── SUPPLIED MATERIAL ──

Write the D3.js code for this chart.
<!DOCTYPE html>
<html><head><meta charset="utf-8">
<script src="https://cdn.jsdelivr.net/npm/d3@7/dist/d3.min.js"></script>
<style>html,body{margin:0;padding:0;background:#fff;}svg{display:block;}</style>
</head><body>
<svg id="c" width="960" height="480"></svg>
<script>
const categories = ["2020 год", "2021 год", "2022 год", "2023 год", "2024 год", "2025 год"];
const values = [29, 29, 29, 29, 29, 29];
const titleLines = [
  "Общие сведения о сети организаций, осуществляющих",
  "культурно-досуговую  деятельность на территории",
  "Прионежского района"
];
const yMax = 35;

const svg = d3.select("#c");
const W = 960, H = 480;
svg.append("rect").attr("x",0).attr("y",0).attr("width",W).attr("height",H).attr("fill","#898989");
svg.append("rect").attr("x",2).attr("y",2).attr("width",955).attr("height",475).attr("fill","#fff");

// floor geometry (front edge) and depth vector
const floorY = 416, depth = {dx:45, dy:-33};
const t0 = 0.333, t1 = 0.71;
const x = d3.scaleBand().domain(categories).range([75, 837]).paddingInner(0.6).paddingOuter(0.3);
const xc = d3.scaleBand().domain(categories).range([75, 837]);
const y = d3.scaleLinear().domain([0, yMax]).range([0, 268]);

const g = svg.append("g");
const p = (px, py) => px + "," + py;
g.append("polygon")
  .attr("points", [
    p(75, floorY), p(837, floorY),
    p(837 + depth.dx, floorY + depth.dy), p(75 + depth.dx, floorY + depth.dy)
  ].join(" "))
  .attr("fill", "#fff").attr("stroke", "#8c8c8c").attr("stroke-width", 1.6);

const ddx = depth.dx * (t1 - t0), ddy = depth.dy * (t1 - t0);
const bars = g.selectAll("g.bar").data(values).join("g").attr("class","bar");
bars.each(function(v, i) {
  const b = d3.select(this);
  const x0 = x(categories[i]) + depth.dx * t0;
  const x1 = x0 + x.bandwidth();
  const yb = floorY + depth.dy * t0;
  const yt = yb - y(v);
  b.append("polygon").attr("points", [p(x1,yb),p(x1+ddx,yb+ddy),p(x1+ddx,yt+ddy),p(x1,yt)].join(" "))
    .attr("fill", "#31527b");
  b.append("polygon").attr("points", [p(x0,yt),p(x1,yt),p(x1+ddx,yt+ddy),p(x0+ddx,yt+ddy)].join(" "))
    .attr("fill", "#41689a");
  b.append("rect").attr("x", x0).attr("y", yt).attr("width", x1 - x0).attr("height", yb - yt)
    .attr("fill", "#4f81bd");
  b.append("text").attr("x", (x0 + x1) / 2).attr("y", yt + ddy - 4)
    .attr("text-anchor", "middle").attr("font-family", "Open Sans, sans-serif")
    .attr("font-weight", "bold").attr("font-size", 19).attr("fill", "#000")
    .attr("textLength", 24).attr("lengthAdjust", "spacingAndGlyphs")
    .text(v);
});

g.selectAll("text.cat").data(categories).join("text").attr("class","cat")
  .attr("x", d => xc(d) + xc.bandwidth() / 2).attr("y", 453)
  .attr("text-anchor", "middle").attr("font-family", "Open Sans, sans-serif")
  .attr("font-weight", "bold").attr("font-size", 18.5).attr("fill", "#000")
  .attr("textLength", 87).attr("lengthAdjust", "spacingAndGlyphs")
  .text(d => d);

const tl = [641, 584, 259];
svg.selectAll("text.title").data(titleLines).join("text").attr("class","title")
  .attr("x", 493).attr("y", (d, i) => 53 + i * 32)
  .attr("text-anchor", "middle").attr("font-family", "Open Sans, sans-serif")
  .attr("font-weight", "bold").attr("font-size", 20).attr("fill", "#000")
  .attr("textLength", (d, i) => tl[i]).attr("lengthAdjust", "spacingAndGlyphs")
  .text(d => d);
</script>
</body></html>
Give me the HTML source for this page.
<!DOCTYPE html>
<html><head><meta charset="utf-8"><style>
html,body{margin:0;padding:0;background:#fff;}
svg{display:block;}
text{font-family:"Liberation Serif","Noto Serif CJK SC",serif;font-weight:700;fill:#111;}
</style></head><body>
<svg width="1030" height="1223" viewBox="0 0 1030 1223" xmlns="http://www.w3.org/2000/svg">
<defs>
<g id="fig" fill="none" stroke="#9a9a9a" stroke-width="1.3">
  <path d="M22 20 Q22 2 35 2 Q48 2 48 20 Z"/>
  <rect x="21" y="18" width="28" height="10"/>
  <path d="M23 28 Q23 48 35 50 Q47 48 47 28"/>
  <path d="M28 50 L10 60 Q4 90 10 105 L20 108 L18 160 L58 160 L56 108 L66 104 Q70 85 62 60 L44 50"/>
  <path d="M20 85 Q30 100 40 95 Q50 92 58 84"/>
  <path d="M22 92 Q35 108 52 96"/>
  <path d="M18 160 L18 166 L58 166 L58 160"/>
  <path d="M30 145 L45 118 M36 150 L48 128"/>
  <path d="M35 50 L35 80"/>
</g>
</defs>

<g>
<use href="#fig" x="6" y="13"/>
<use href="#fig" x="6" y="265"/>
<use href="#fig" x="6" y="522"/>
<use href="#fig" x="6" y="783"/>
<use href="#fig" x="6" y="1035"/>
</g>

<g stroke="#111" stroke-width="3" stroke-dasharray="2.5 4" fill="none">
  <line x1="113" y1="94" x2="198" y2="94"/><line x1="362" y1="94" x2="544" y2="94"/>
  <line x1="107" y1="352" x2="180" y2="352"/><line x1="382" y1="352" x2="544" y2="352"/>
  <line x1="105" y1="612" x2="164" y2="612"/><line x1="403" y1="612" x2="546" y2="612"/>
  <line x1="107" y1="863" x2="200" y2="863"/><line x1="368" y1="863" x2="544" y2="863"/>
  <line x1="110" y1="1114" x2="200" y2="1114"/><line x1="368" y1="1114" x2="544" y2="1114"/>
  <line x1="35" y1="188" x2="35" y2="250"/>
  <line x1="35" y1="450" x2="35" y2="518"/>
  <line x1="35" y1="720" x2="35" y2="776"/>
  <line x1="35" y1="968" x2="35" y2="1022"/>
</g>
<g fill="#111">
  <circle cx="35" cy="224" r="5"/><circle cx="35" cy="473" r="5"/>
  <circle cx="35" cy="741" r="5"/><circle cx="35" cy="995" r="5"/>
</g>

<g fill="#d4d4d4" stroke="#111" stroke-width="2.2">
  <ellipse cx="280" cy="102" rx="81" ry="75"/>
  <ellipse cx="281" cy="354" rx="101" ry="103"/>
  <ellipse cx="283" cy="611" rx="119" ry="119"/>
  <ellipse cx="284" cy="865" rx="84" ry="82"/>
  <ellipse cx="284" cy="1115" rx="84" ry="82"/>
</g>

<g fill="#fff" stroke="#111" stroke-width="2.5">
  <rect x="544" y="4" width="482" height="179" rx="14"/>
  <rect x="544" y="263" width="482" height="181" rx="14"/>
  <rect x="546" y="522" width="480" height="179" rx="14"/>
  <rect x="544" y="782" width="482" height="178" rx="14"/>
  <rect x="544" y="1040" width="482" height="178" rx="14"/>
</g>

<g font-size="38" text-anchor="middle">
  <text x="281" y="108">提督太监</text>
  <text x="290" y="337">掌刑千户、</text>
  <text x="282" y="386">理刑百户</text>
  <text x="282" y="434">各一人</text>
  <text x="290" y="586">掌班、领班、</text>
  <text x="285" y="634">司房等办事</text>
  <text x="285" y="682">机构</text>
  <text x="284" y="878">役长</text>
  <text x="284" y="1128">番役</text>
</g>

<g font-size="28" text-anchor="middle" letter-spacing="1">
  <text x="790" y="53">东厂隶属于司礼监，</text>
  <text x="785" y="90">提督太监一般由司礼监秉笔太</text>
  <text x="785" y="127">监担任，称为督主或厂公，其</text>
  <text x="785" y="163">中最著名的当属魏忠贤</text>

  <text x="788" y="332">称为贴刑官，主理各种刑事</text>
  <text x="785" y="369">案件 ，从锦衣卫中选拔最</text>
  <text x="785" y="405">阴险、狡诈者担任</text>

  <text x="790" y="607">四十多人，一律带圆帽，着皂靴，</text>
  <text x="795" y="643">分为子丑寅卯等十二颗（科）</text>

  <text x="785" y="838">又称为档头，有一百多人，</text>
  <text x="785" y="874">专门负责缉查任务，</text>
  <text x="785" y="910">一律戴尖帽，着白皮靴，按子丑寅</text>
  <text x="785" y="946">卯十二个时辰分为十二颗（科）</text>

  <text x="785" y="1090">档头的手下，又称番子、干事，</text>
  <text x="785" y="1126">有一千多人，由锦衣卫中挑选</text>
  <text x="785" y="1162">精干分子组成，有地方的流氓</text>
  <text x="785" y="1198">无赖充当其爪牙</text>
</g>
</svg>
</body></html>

───

▶ **PROBLEM DESCRIPTION**:
Note every line above where the string "this" shows up, and copy those lines.

▶ **REPLY**:
Write the D3.js code for this chart.
  const b = d3.select(this);
Give me the HTML source for this page.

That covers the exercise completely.